Although patients do not experience pain over the face, they may have:
- A dull ache over the affected sinus
- Post nasal drip
- Foul smell
- Nasal block
- Decreased sensation to smell
Causes of Sinusitis
- Loose lining within the nose: Growths such as polyps can obstruct the sinus passages
- Deviation of the nasal cartilage: A bend inside the nose may block the sinus openings and interfere with drainage
- Recurrent cold and nasal allergy: This causes inflammation and swelling of the tissues in the nose and blockage of the nasal passages
- Other medical conditions such as: Cystic fibrosis, immune system related diseases can cause thickened secretions and block the nose
Exposure to pollutants such as cigarette smoke, industrial gases, chemicals, asthma and allergy to Asprin can aggravate symptoms.
Symptoms of Concern
- High fever
- Swelling or redness around your eyes
- Severe headache
- Double vision or other vision changes
- Stiff neck
Acute sinusitis is treated medically with anti-inflammatory medication, nasal decongestants, saline sprays and possibly a course of antibiotics. Symptoms usually resolve in a week.

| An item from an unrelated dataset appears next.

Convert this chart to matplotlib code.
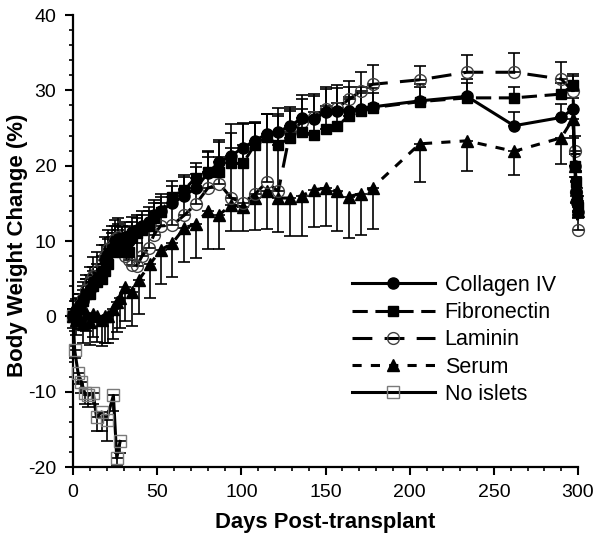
import matplotlib
matplotlib.use('Agg')
import matplotlib.pyplot as plt
from matplotlib.ticker import MultipleLocator
import numpy as np

plt.rcParams['font.family'] = ['Liberation Sans', 'DejaVu Sans']
plt.rcParams['axes.unicode_minus'] = False

# ---------------- data ----------------
collagen_days = [0, 2, 4, 6, 8, 10, 12, 14, 17, 19, 21, 23, 25, 27, 29, 31, 33, 35, 38, 41,
                 45, 48, 52, 59, 66, 73, 80, 87, 94, 101, 108, 115, 122, 129, 136, 143, 150, 157, 164, 171,
                 178, 206, 234, 262, 290, 297, 298, 299, 299.5, 300]
collagen_vals = [0, 0.8, 1.5, 2.0, 3.0, 3.5, 4.5, 5.0, 6.0, 7.5, 8.3, 9.0, 10.0, 10.2, 9.8, 10.5, 10.0, 11.2, 11.5, 12.0,
                 12.5, 13.5, 14.0, 15.0, 16.0, 17.0, 19.0, 20.5, 21.3, 22.4, 23.3, 24.2, 24.5, 25.3, 26.3, 26.2, 27.1, 27.3, 27.3, 27.5,
                 27.8, 28.6, 29.2, 25.3, 26.4, 27.5, 20.0, 16.5, 15.0, 13.8]
collagen_err = [1, 1.5, 1.5, 2, 2, 2, 2, 2, 2, 2, 2, 2, 2, 2, 2, 2, 2, 2, 2, 2,
                2, 2, 2.3, 2.3, 2.5, 2.8, 2.8, 2.9, 3, 3.2, 2.4, 2.7, 3.2, 2.5, 3.1, 3.1, 3.1, 3, 3.2, 3,
                2.5, 2.3, 2.3, 1.8, 1.8, 1.5, 1.5, 1.5, 1.5, 1.5]

fibronectin_days = [0, 2, 4, 6, 8, 10, 12, 14, 17, 19, 21, 23, 25, 27, 29, 31, 33, 35, 38, 41,
                    45, 48, 52, 59, 66, 73, 80, 87, 94, 101, 108, 115, 122, 129, 136, 143, 150, 157, 164, 171,
                    178, 206, 234, 262, 290, 297, 298, 299, 299.5, 300]
fibronectin_vals = [0, -0.5, 1.0, 2.0, 3.0, 3.0, 4.0, 4.5, 5.0, 6.0, 7.0, 8.5, 9.0, 9.5, 8.5, 9.0, 8.5, 10.5, 11.0, 11.5,
                    12.0, 13.0, 13.9, 15.9, 16.8, 18.4, 19.1, 19.1, 20.3, 20.3, 22.8, 23.8, 22.8, 23.7, 24.5, 24.1, 24.9, 25.3, 26.6, 27.2,
                    27.7, 28.5, 29.0, 29.0, 29.5, 30.7, 20.0, 17.8, 15.5, 14.5]
fibronectin_err = [1, 1.5, 1.5, 1.5, 2, 2, 2, 2, 2, 2, 2, 2, 2, 2, 2, 2, 2, 2, 2, 2,
                   2, 2, 2, 2, 2, 2, 2, 2, 2, 2.5, 3, 3, 4, 3.5, 3, 3, 3, 3, 2.5, 2.5,
                   2, 2, 2, 1.5, 1.5, 1.5, 1.5, 1.5, 1.5, 1.5]

laminin_days = [0, 2, 4, 6, 8, 10, 12, 14, 17, 19, 21, 23, 25, 27, 29, 31, 33, 35, 38, 41,
                45, 48, 52, 59, 66, 73, 80, 87, 94, 101, 108, 115, 122, 129, 136, 143, 150, 157, 164, 171,
                178, 206, 234, 262, 290, 297, 298, 299, 300]
laminin_vals = [0, 0.5, 1.5, 2.5, 3.5, 4.5, 5.4, 6.0, 7.0, 8.0, 9.0, 9.5, 10.3, 10.5, 9.5, 8.0, 7.5, 6.8, 6.7, 8.0,
                9.1, 10.8, 12.0, 12.1, 13.4, 14.9, 17.0, 17.6, 15.7, 15.1, 16.2, 17.8, 16.6, 24.5, 25.8, 26.5, 27.5, 27.7, 28.8, 29.9,
                30.8, 31.4, 32.4, 32.4, 31.5, 29.9, 22.0, 16.5, 11.5]
laminin_err = [1, 1.5, 1.5, 2, 2, 2, 2.5, 2.5, 2.5, 2.5, 2.5, 2.5, 2.5, 2.5, 2.5, 3, 3, 3, 3, 3,
               3, 3, 3, 3, 3.5, 4, 5, 5.5, 9.8, 10.4, 9.5, 9, 10, 3, 3, 3, 3, 3, 2.5, 2.5,
               2.5, 1.8, 2.3, 2.5, 2.3, 2, 2, 2, 2]

serum_days = [0, 2, 4, 6, 8, 10, 12, 14, 17, 19, 21, 24, 26, 28, 31, 35, 39, 46, 52, 59,
              66, 73, 80, 87, 94, 101, 108, 115, 122, 129, 136, 143, 150, 157, 164, 171, 178, 206, 234, 262,
              290, 297, 298, 299, 300]
serum_vals = [0, -0.5, 0.3, -1.0, 0.5, -0.8, 0.3, 0.1, -0.5, 0.0, 0.1, 1.0, 1.9, 2.5, 3.9, 3.2, 4.8, 7.0, 8.8, 9.7,
              11.7, 12.3, 14.0, 13.5, 14.8, 14.5, 15.7, 16.6, 15.7, 15.7, 16.0, 16.8, 17.0, 16.6, 15.9, 16.3, 17.1, 22.9, 23.3, 21.9,
              23.7, 26.2, 20.0, 16.0, 14.0]
serum_err = [1.5, 2, 2, 2.5, 2.5, 3, 3, 3.5, 3.5, 3.5, 3.7, 4, 4, 4, 4.5, 4.5, 4.5, 4.5, 4.5, 4.5,
             4.5, 4.5, 5, 4.5, 3.5, 3.2, 4.2, 5, 4.5, 5, 5.3, 5, 5, 5.3, 5.5, 5.5, 5.5, 5.1, 4, 3.2,
             3.5, 2.5, 1.5, 1, 1]

noislets_days = [0, 1, 3, 5, 7, 9, 12, 14, 17, 20, 24, 26, 28]
noislets_vals = [0, -4.5, -7.5, -8.7, -10.2, -10.5, -10.2, -13.4, -12.7, -13.7, -10.5, -18.8, -16.6]
noislets_err = [0.5, 1, 1.5, 1.5, 1.5, 1.5, 1.5, 1.8, 2.5, 2.8, 2, 1, 1.5]

x_ticks = [0, 50, 100, 150, 200, 250, 300]
y_ticks = [-20, -10, 0, 10, 20, 30, 40]

# ---------------- plot ----------------
fig = plt.figure(figsize=(5.98, 5.35), dpi=100)
ax = fig.add_axes([73 / 598, 68 / 535, 505 / 598, 452 / 535])

LW = 2.2
eb_kw = dict(fmt='none', ecolor='black', elinewidth=1.2, capsize=4, capthick=1.2, clip_on=False)

def zeros(n):
    return np.zeros(len(n))

# No islets
ax.errorbar(noislets_days, noislets_vals, yerr=[noislets_err, zeros(noislets_err)], zorder=2, **eb_kw)
ax.plot(noislets_days, noislets_vals, '-', color='black', lw=LW, marker='s', ms=8.5,
        mfc='none', mec='#7a7a7a', mew=1.0, label='No islets', zorder=3, clip_on=False)
# Serum
ax.errorbar(serum_days, serum_vals, yerr=[serum_err, zeros(serum_err)], zorder=2, **eb_kw)
ax.plot(serum_days, serum_vals, color='black', lw=LW, ls=(0, (3, 3)), marker='^', ms=8.5,
        mfc='black', mec='black', label='Serum', zorder=4, clip_on=False)
# Laminin
ax.errorbar(laminin_days, laminin_vals, yerr=[zeros(laminin_err), laminin_err], zorder=2, **eb_kw)
ax.plot(laminin_days, laminin_vals, color='black', lw=LW, ls=(0, (6.5, 4)), marker='o', ms=8.5,
        mfc='none', mec='#404040', mew=1.0, label='Laminin', zorder=5, clip_on=False)
# Fibronectin
ax.errorbar(fibronectin_days, fibronectin_vals, yerr=[zeros(fibronectin_err), fibronectin_err], zorder=2, **eb_kw)
ax.plot(fibronectin_days, fibronectin_vals, color='black', lw=LW, ls=(0, (5, 2.5)), marker='s', ms=7.5,
        mfc='black', mec='black', label='Fibronectin', zorder=6, clip_on=False)
# Collagen IV
ax.errorbar(collagen_days, collagen_vals, yerr=[zeros(collagen_err), collagen_err], zorder=2, **eb_kw)
ax.plot(collagen_days, collagen_vals, '-', color='black', lw=LW, marker='o', ms=8,
        mfc='black', mec='black', label='Collagen IV', zorder=7, clip_on=False)

ax.set_xlim(0, 300)
ax.set_ylim(-20, 40)
ax.set_xticks(x_ticks)
ax.set_yticks(y_ticks)
ax.xaxis.set_minor_locator(MultipleLocator(10))
ax.yaxis.set_minor_locator(MultipleLocator(2))
ax.tick_params(which='major', direction='out', length=5.5, width=1.5, labelsize=14, colors='black', pad=6.5)
ax.tick_params(axis='x', which='major', pad=7)
ax.tick_params(which='minor', direction='out', length=3, width=1.2)
for s in ['top', 'right']:
    ax.spines[s].set_visible(False)
for s in ['left', 'bottom']:
    ax.spines[s].set_linewidth(1.6)

ax.set_xlabel('Days Post-transplant', fontsize=15.8, fontweight='bold', labelpad=8)
ax.set_ylabel('Body Weight Change (%)', fontsize=16, fontweight='bold')
ax.yaxis.set_label_coords(-0.09, 0.49)

handles, labels = ax.get_legend_handles_labels()
order = ['Collagen IV', 'Fibronectin', 'Laminin', 'Serum', 'No islets']
hmap = dict(zip(labels, handles))
leg = ax.legend([hmap[k] for k in order], order, loc='upper left',
                bbox_to_anchor=(352 / 598, 1 - 275 / 535), bbox_transform=fig.transFigure,
                frameon=False, fontsize=15.5, handlelength=3.85, handletextpad=0.45,
                labelspacing=0.29, borderpad=0, borderaxespad=0)

fig.savefig('out.png', dpi=100)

The management of Chronic sinusitis involves investigations to identify the cause of repeated infections, which include a nasal endoscopy and CT scan.
Sinus surgery is only considered if medical treatment fails. The primary aim of surgery is to widen the area where the sinuses open into the nose, so as to improve ventilation in the sinuses as well as to facilitate drainage.
The extent of surgery depends on the severity of the disease and extent of involvement within the sinuses. These operations are performed endoscopically and without an external incision.
Lifestyle and Home Remedies
- Fluids: Drinking plenty of water helps to dilute secretions and promotes drainage.
- Steam inhalation
- Moisturize your sinus cavities: Drape a towel over your head as you breathe in the vapor from a bowl of medium-hot water. Keep the vapor directed toward your face. Take a hot shower, breathing in the warm, moist air to help ease pain and help mucus drain.
- Apply warm compresses to your face: Place warm, damp towels around your nose, cheeks and eyes to ease facial pain.
- Rinse out your nasal passages: Use a specially designed squeeze bottle or neti pot to rinse your nasal passages. This home remedy, called nasal lavage, can help clear your sinuses. Salt water solutions are available commercially or you can make your own rinse at home. Use water that's contaminant-free — distilled, sterile, previously boiled and cooled to make up the irrigation solution and add a sachet of salt to it. Mix well before cleaning the nose. Be sure to rinse the irrigation device after each use with contaminant-free water, and let it air-dry.
- Sleep with your head elevated: This will help your sinuses drain, reducing congestion.